In Slovenia the opinion polls showed that the euro was still generally popular
because it represented a final break with the communist past.

Yet even here there were fears about rising prices and other EU newcomers are
hardly racing to the starting line. Hungary has abandoned its previous target of
adopting the euro in 2010, and Estonia has decided to move its target entry date
to 2010 from 2008, despite its economic success.
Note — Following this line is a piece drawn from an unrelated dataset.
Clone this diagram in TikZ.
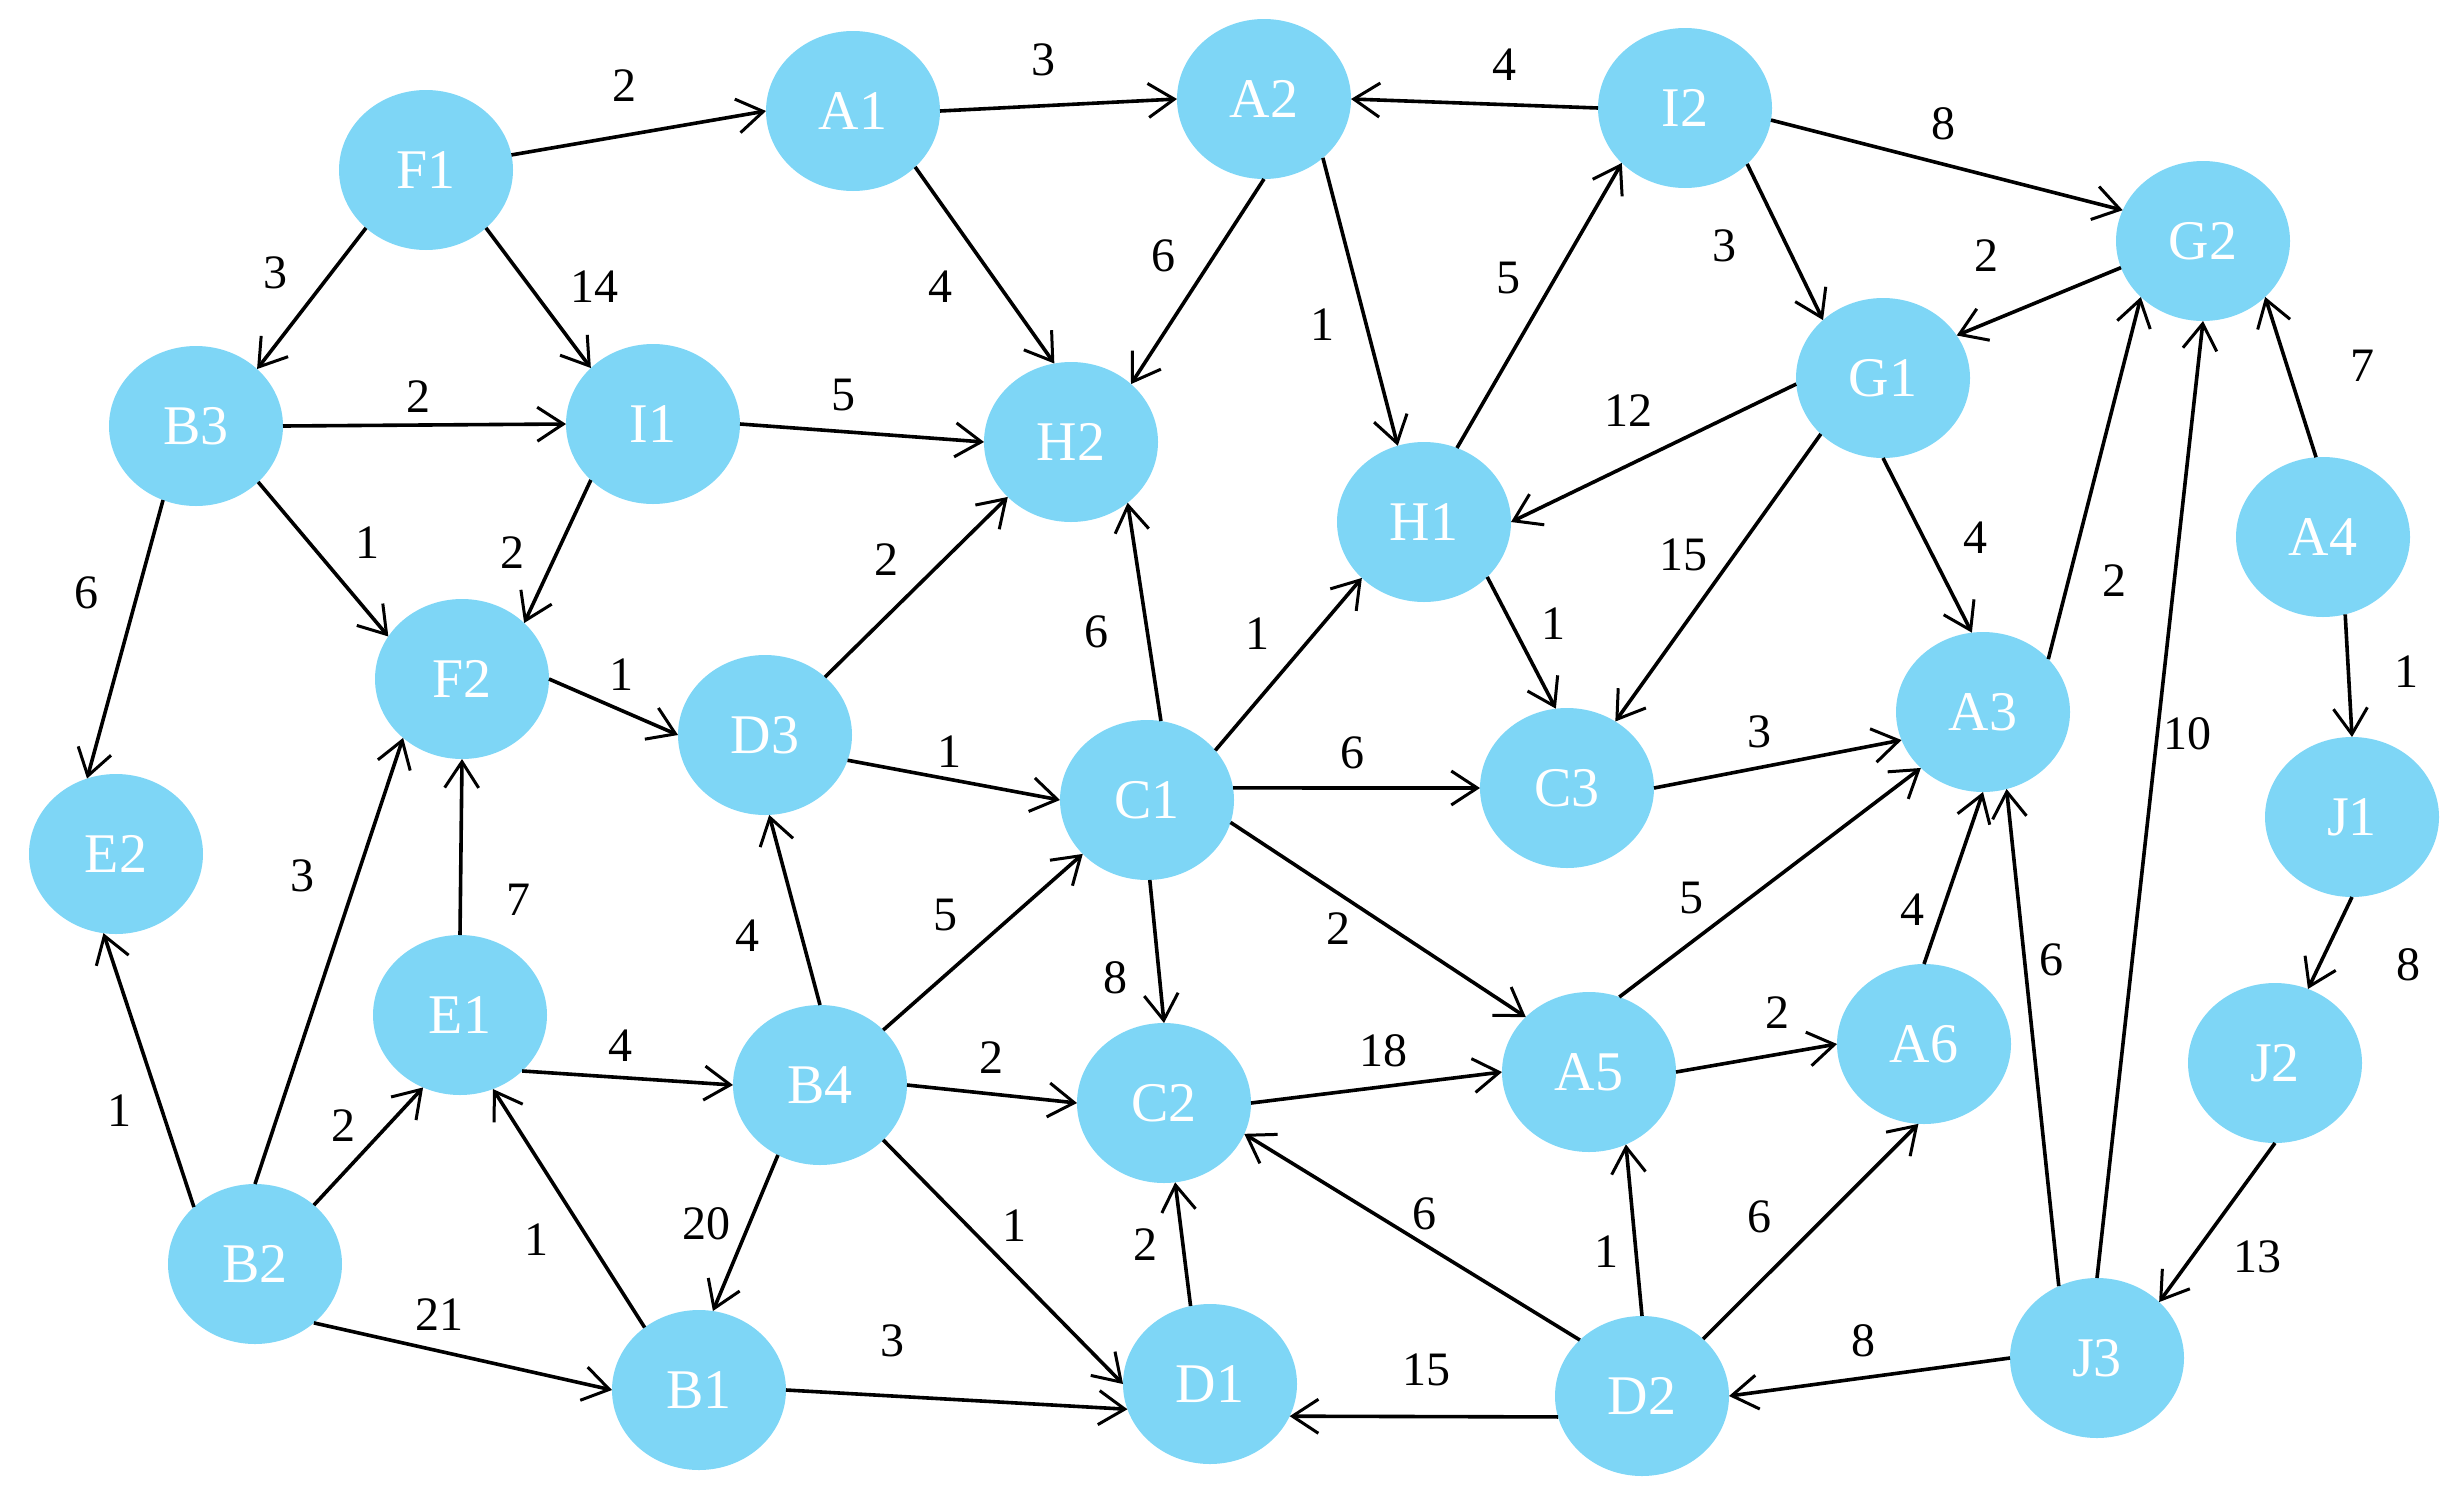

Those already in the club are hardly a good advertisement for it. By contrast
with German angst about the euro, which is strongest among the least well-off,
Gallic grumpiness with the euro system extends to the political classes that
once trumpeted its virtues.

Various French politicians, including Dominique de Villepin, the prime minister,
Ségolène Royal, the Socialist presidential candidate, and Nicolas Sarkozy, her
most likely opponent from the centre-right, have displayed a populist streak by
making the European Central Bank their favourite political punchbag as the
presidential election draws near.

The bank’s officials last week seemed to take pride in the strength of the euro
and news that the value of euro notes in circulation was this month likely to
exceed the value of circulating dollar notes. There was similar satisfaction
over Iran’s recent announcement that it would keep foreign reserves in euros
rather than dollars.

For French politicians, however, the euro’s strength was to blame for making
French goods too expensive overseas and hampering growth. This ignored a host of
other factors, such as high French labour costs. However, it played well with an
electorate terrified of being left at the mercy of market forces. It also
highlighted the protectionist instincts of even supposedly reform-minded
politicians such as Sarkozy, the son of a Hungarian immigrant, who has
revolutionised French politics with American-style campaigning techniques and
who likes to advertise himself as the candidate of “rupture” with the past. Like
Royal, though, he was in favour of bringing the European Central Bank under
politicians’ control.

All of this reflected a wider European malaise: rejection of the EU constitution
has left Europe rudderless and adrift just as it is set to expand to 27 members
next month. The inclusion of Bulgaria and Romania will make the EU more unwieldy
than ever. But as Germany takes over the rotating presidency of the organisation
this week the Franco-German axis, traditionally a motor of decision making in
the EU, has never seemed weaker.

Angela Merkel, the German chancellor, has put more effort over the past year
into repairing relations with America and befriending George Bush, its
president, than she has into building ties with France.